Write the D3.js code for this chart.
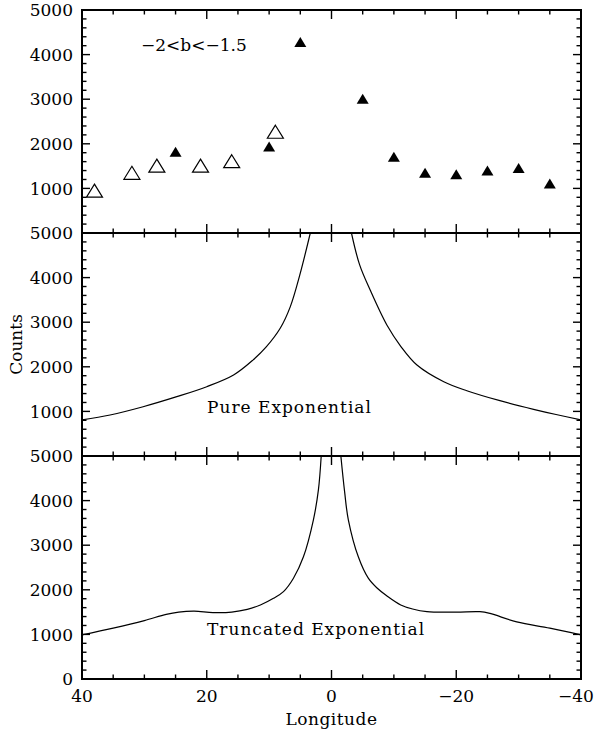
<!DOCTYPE html>
<html>
<head>
<meta charset="utf-8">
<style>
  body { margin: 0; background: #fff; }
  svg text { font-family: "DejaVu Serif", serif; font-size: 17px; fill: #000; }
  svg text.lab { letter-spacing: 1px; }
</style>
</head>
<body>
<div id="chart"></div>
<script src="https://d3js.org/d3.v7.min.js"></script>
<script>
'use strict';

// top panel: measured counts, -2 < b < -1.5
var openLon = [38, 32, 28, 21, 16, 9];
var openCounts = [950, 1350, 1510, 1510, 1610, 2270];
var filledLon = [25, 10, 5, -5, -10, -15, -20, -25, -30, -35];
var filledCounts = [1820, 1940, 4280, 3010, 1710, 1350, 1320, 1400, 1460, 1110];

// middle panel: pure exponential model (null = off the top of the panel)
var pureLon = [40, 35.5, 30.2, 24.8, 20, 15.7, 12.6, 10.5, 8.2, 6.6, 5.1, 3.4, 0,
  -3.2, -4.5, -6.2, -8.9, -11.1, -13.7, -18, -21.7, -27, -32.4, -36, -40];
var pureCounts = [810, 920, 1105, 1330, 1554, 1816, 2150, 2440, 2870, 3350, 4050, 5000, null,
  5000, 4290, 3720, 2930, 2460, 2040, 1666, 1464, 1240, 1047, 930, 810];

// bottom panel: truncated exponential model
var truncLon = [40, 35, 30, 26.5, 24.5, 22, 19, 16, 13.5, 11.4, 9.3, 7.7, 6.1, 4.5, 2.9, 2.1, 1.65, 0,
  -1.5, -2.1, -2.7, -4.3, -5.9, -7.3, -8.9, -11.1, -13, -15.3, -20, -23.8, -25.4, -29.7, -35, -40];
var truncCounts = [990, 1140, 1310, 1450, 1500, 1520, 1490, 1500, 1560, 1660, 1810, 1960, 2260, 2740, 3570, 4240, 5000, null,
  5000, 4200, 3570, 2740, 2260, 2040, 1860, 1660, 1570, 1510, 1500, 1510, 1470, 1280, 1140, 990];

var xTickLabels = [40, 20, 0, -20, -40];
var yTickLabels = [1000, 2000, 3000, 4000, 5000];

var W = 602, H = 732;
var margin = { top: 10, right: 21, bottom: 53, left: 82 };
var panelH = (H - margin.top - margin.bottom) / 3;
var plotW = W - margin.left - margin.right;

var svg = d3.select('#chart').append('svg').attr('width', W).attr('height', H);

var x = d3.scaleLinear().domain([40, -40]).range([margin.left, margin.left + plotW]);

function zip(a, b) { return a.map(function(v, i) { return { lon: v, c: b[i] }; }); }

var panels = [
  { label: null },
  { label: 'Pure Exponential', lon: pureLon, counts: pureCounts, ly: 413 },
  { label: 'Truncated Exponential', lon: truncLon, counts: truncCounts, ly: 635 }
];

panels.forEach(function(p, i) {
  var top = margin.top + i * panelH, bottom = top + panelH;
  var y = d3.scaleLinear().domain([0, 5000]).range([bottom, top]);
  p.y = y;
  var g = svg.append('g');

  var clipId = 'clip' + i;
  svg.append('clipPath').attr('id', clipId).append('rect')
    .attr('x', margin.left).attr('y', top).attr('width', plotW).attr('height', panelH);

  // x ticks, top and bottom edges, pointing inward
  d3.range(-40, 41, 5).forEach(function(v) {
    var len = v % 20 === 0 ? 9 : 4.5;
    g.append('line').attr('x1', x(v)).attr('x2', x(v)).attr('y1', top).attr('y2', top + len);
    g.append('line').attr('x1', x(v)).attr('x2', x(v)).attr('y1', bottom).attr('y2', bottom - len);
  });
  // y ticks left and right
  d3.range(0, 5001, 200).forEach(function(v) {
    var len = v % 1000 === 0 ? 8 : 4.5;
    g.append('line').attr('x1', margin.left).attr('x2', margin.left + len).attr('y1', y(v)).attr('y2', y(v));
    g.append('line').attr('x1', margin.left + plotW).attr('x2', margin.left + plotW - len).attr('y1', y(v)).attr('y2', y(v));
  });
  g.selectAll('line').attr('stroke', '#000').attr('stroke-width', 1.4);

  g.append('rect').attr('x', margin.left).attr('y', top).attr('width', plotW).attr('height', panelH)
    .attr('fill', 'none').attr('stroke', '#000').attr('stroke-width', 2);

  // y tick labels
  var labs = yTickLabels.slice();
  if (i === 2) labs.unshift(0);
  g.selectAll('text.yl').data(labs).enter().append('text')
    .attr('x', margin.left - 9).attr('y', function(d) { return y(d); })
    .attr('dy', '0.36em').attr('text-anchor', 'end').text(function(d) { return d; });

  if (p.lon) {
    var line = d3.line()
      .defined(function(d) { return d.c != null; })
      .x(function(d) { return x(d.lon); })
      .y(function(d) { return y(d.c); })
      .curve(d3.curveCatmullRom.alpha(0.5));
    g.append('path').datum(zip(p.lon, p.counts))
      .attr('clip-path', 'url(#' + clipId + ')')
      .attr('d', line).attr('fill', 'none').attr('stroke', '#000').attr('stroke-width', 1.2);
    g.append('text').attr('class', 'lab').attr('x', 207).attr('y', p.ly).text(p.label);
  }
});

// top panel markers
var yTop = panels[0].y;
function tri(w, h) { return 'M0,' + (-h / 2) + 'L' + (w / 2) + ',' + (h / 2) + 'L' + (-w / 2) + ',' + (h / 2) + 'Z'; }
svg.selectAll('path.open').data(zip(openLon, openCounts)).enter().append('path')
  .attr('class', 'open').attr('d', tri(16, 13))
  .attr('transform', function(d) { return 'translate(' + x(d.lon) + ',' + yTop(d.c) + ')'; })
  .attr('fill', 'none').attr('stroke', '#000').attr('stroke-width', 1.2);
svg.selectAll('path.filled').data(zip(filledLon, filledCounts)).enter().append('path')
  .attr('class', 'filled').attr('d', tri(12, 10))
  .attr('transform', function(d) { return 'translate(' + x(d.lon) + ',' + yTop(d.c) + ')'; })
  .attr('fill', '#000');

svg.append('text').attr('x', 141).attr('y', 51).text('\u22122<b<\u22121.5');

// x tick labels (bottom)
svg.selectAll('text.xl').data(xTickLabels).enter().append('text')
  .attr('x', function(d) { return Math.min(x(d), 576); })
  .attr('y', 702).attr('text-anchor', 'middle')
  .text(function(d) { return d < 0 ? '\u2212' + (-d) : d; });

svg.append('text').attr('class', 'lab').attr('x', margin.left + plotW / 2).attr('y', 725)
  .attr('text-anchor', 'middle').style('letter-spacing', '0.5px').text('Longitude');
svg.append('text').attr('transform', 'translate(22,' + (margin.top + 1.5 * panelH) + ') rotate(-90)')
  .attr('text-anchor', 'middle').text('Counts');
</script>
</body>
</html>
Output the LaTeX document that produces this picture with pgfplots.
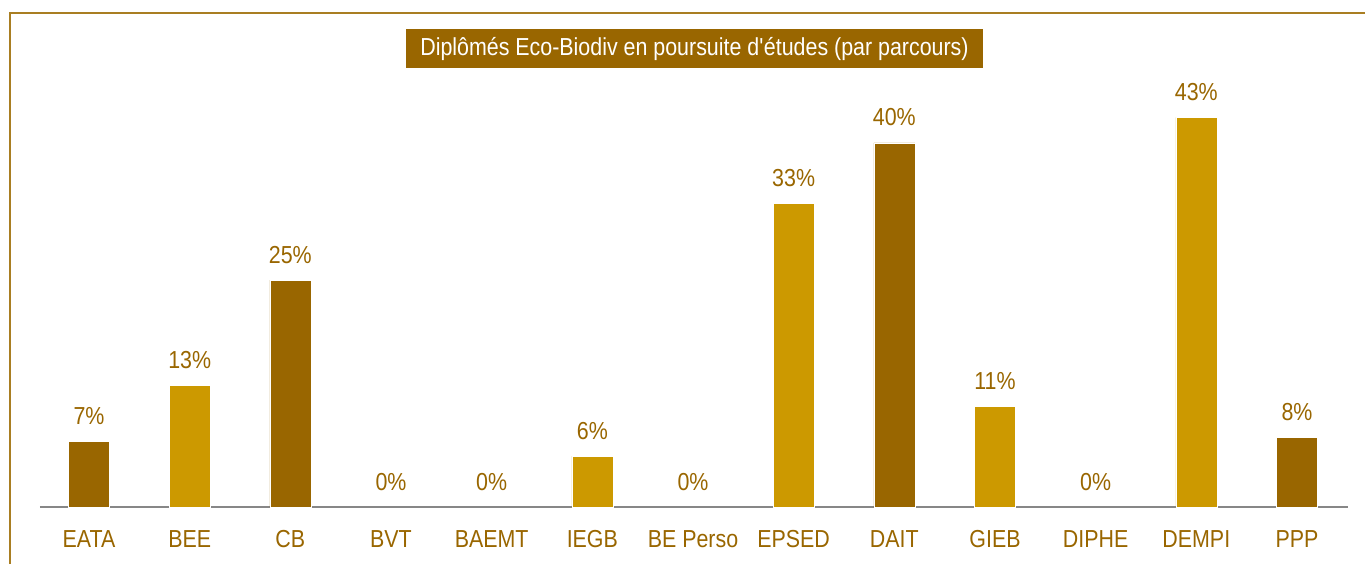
\documentclass[border=0pt]{standalone}
\usepackage{fontspec}
\setmainfont[FakeStretch=0.87]{Liberation Sans}
\usepackage{pgfplots}
\pgfplotsset{compat=1.18}
\definecolor{darkbar}{HTML}{996600}
\definecolor{goldbar}{HTML}{CC9900}
\definecolor{txtbrown}{HTML}{996600}
\definecolor{framec}{HTML}{A97E22}
\definecolor{axgray}{HTML}{878787}

\begin{document}
\begin{tikzpicture}[x=1pt,y=1pt]
\path[use as bounding box] (0,0) rectangle (682.5,282);
\draw[framec, line width=1pt] (5,0) -- (5,275.5) -- (682.5,275.5);
\begin{axis}[
  at={(20pt,28.5pt)}, anchor=south west,
  scale only axis, width=654pt, height=227pt,
  xmin=-0.487, xmax=12.507, ymin=0, ymax=50,
  axis x line*=bottom, axis y line=none,
  x axis line style={axgray, line width=0.8pt, -},
  xtick={0,...,12},
  xticklabels={EATA, BEE, CB, BVT, BAEMT, IEGB, BE Perso, EPSED, DAIT, GIEB, DIPHE, DEMPI, PPP},
  major tick length=0pt,
  xticklabel style={font=\fontsize{12.3}{14}\selectfont, text=txtbrown, anchor=north, inner sep=0pt, yshift=-11.5pt},
  ybar, bar width=20.5pt, bar shift=0pt,
  /pgf/number format/assume math mode=true,
  nodes near coords={\pgfmathprintnumber[fixed,precision=0]{\pgfplotspointmeta}\%},
  every node near coord/.append style={font=\fontsize{12.3}{14}\selectfont, text=txtbrown, anchor=base, inner sep=0pt, yshift=8.5pt},
  clip=false,
]
\addplot[fill=darkbar, draw=white, line width=0.3pt] coordinates
  {(0,7.2) (2,25.0) (8,40.1) (12,7.7)};
\addplot[fill=goldbar, draw=white, line width=0.3pt] coordinates
  {(1,13.4) (5,5.6) (7,33.4) (9,11.1) (11,42.9)};
% zero-valued categories: label only
\addplot[fill=none, draw=none] coordinates
  {(3,0) (4,0) (6,0) (10,0)};
\end{axis}
\node[fill=darkbar, text=white, inner sep=0pt, minimum width=288.5pt, minimum height=19.25pt,
      font=\fontsize{12.3}{14}\selectfont] at (347.25,257.75) {Diplômés Eco-Biodiv en poursuite d\textquotesingle études (par parcours)};
\end{tikzpicture}
\end{document}
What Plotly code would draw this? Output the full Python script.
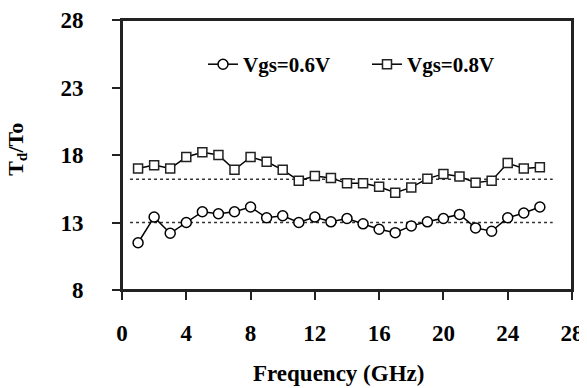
import plotly.graph_objects as go

freq = list(range(1, 27))
td_06 = [11.5, 13.4, 12.2, 13.0, 13.8, 13.65, 13.8, 14.15, 13.35, 13.5, 13.0, 13.4, 13.05,
         13.3, 12.9, 12.5, 12.25, 12.75, 13.05, 13.3, 13.6, 12.6, 12.35, 13.35, 13.7, 14.15]
td_08 = [17.0, 17.25, 17.0, 17.85, 18.2, 18.0, 16.9, 17.85, 17.5, 16.9, 16.1, 16.45, 16.3,
         15.9, 15.9, 15.65, 15.2, 15.6, 16.25, 16.6, 16.4, 15.95, 16.1, 17.4, 17.0, 17.1]
avg_x = [0.5, 26.8]
avg_06 = 13.0
avg_08 = 16.2
xticks = [0, 4, 8, 12, 16, 20, 24, 28]
yticks = [8, 13, 18, 23, 28]

FONT = "Liberation Serif"
fig = go.Figure()
fig.add_trace(go.Scatter(x=avg_x, y=[avg_06, avg_06], mode="lines", showlegend=False,
                         line=dict(color="#333333", width=1.5, dash="dot"), hoverinfo="skip"))
fig.add_trace(go.Scatter(x=avg_x, y=[avg_08, avg_08], mode="lines", showlegend=False,
                         line=dict(color="#333333", width=1.5, dash="dot"), hoverinfo="skip"))
fig.add_trace(go.Scatter(x=freq, y=td_06, mode="lines+markers", name="Vgs=0.6V",
                         line=dict(color="black", width=1.5),
                         marker=dict(symbol="circle", size=10, color="white",
                                     line=dict(color="black", width=1.5))))
fig.add_trace(go.Scatter(x=freq, y=td_08, mode="lines+markers", name="Vgs=0.8V",
                         line=dict(color="black", width=1.5),
                         marker=dict(symbol="square", size=9, color="white",
                                     line=dict(color="#222222", width=1.5))))

axis_common = dict(showline=True, linecolor="#222222", linewidth=2, mirror=True,
                   ticks="outside", ticklen=8, tickwidth=2, tickcolor="#222222",
                   showgrid=False, zeroline=False, automargin=False,
                   ticklabeloverflow="allow",
                   tickfont=dict(family=FONT, size=23, color="black", weight="bold"))
fig.update_xaxes(range=[0, 28], tickvals=xticks, ticklabelstandoff=13, **axis_common)
fig.update_yaxes(range=[8, 28], tickvals=yticks, ticklabelstandoff=24, **axis_common)

# plot frame
fig.add_shape(type="rect", xref="paper", yref="paper", x0=0, y0=0, x1=1, y1=1,
              line=dict(color="#222222", width=2), fillcolor="rgba(0,0,0,0)", layer="above")

fig.add_annotation(text="<b>Frequency (GHz)</b>", xref="paper", yref="paper",
                   x=0.48, y=-0.31, xanchor="center", yanchor="middle", showarrow=False,
                   font=dict(family=FONT, size=23, color="black"))
fig.add_annotation(text="<b>T<sub>d</sub>/To</b>", xref="paper", yref="paper",
                   x=-0.235, y=0.52, xanchor="center", yanchor="middle", showarrow=False,
                   textangle=-90, font=dict(family=FONT, size=22, color="black"))

fig.update_layout(
    width=587, height=388,
    margin=dict(l=114, r=23, t=12, b=106, autoexpand=False),
    paper_bgcolor="white", plot_bgcolor="white",
    legend=dict(orientation="h", x=0.18, y=0.835, xanchor="left", yanchor="middle",
                bgcolor="rgba(0,0,0,0)", entrywidth=119, entrywidthmode="pixels",
                font=dict(family=FONT, size=21, color="black", weight="bold")),
)
fig.write_html("out.html")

- - - - -

The lines from the start of the data through the line that contains "1047, 930, 810];" are to be returned exactly, please, with both ends included and every picture left out.

Write the D3.js code for this chart.
<!DOCTYPE html>
<html>
<head>
<meta charset="utf-8">
<style>
  body { margin: 0; background: #fff; }
  svg text { font-family: "DejaVu Serif", serif; font-size: 17px; fill: #000; }
  svg text.lab { letter-spacing: 1px; }
</style>
</head>
<body>
<div id="chart"></div>
<script src="https://d3js.org/d3.v7.min.js"></script>
<script>
'use strict';

// top panel: measured counts, -2 < b < -1.5
var openLon = [38, 32, 28, 21, 16, 9];
var openCounts = [950, 1350, 1510, 1510, 1610, 2270];
var filledLon = [25, 10, 5, -5, -10, -15, -20, -25, -30, -35];
var filledCounts = [1820, 1940, 4280, 3010, 1710, 1350, 1320, 1400, 1460, 1110];

// middle panel: pure exponential model (null = off the top of the panel)
var pureLon = [40, 35.5, 30.2, 24.8, 20, 15.7, 12.6, 10.5, 8.2, 6.6, 5.1, 3.4, 0,
  -3.2, -4.5, -6.2, -8.9, -11.1, -13.7, -18, -21.7, -27, -32.4, -36, -40];
var pureCounts = [810, 920, 1105, 1330, 1554, 1816, 2150, 2440, 2870, 3350, 4050, 5000, null,
  5000, 4290, 3720, 2930, 2460, 2040, 1666, 1464, 1240, 1047, 930, 810];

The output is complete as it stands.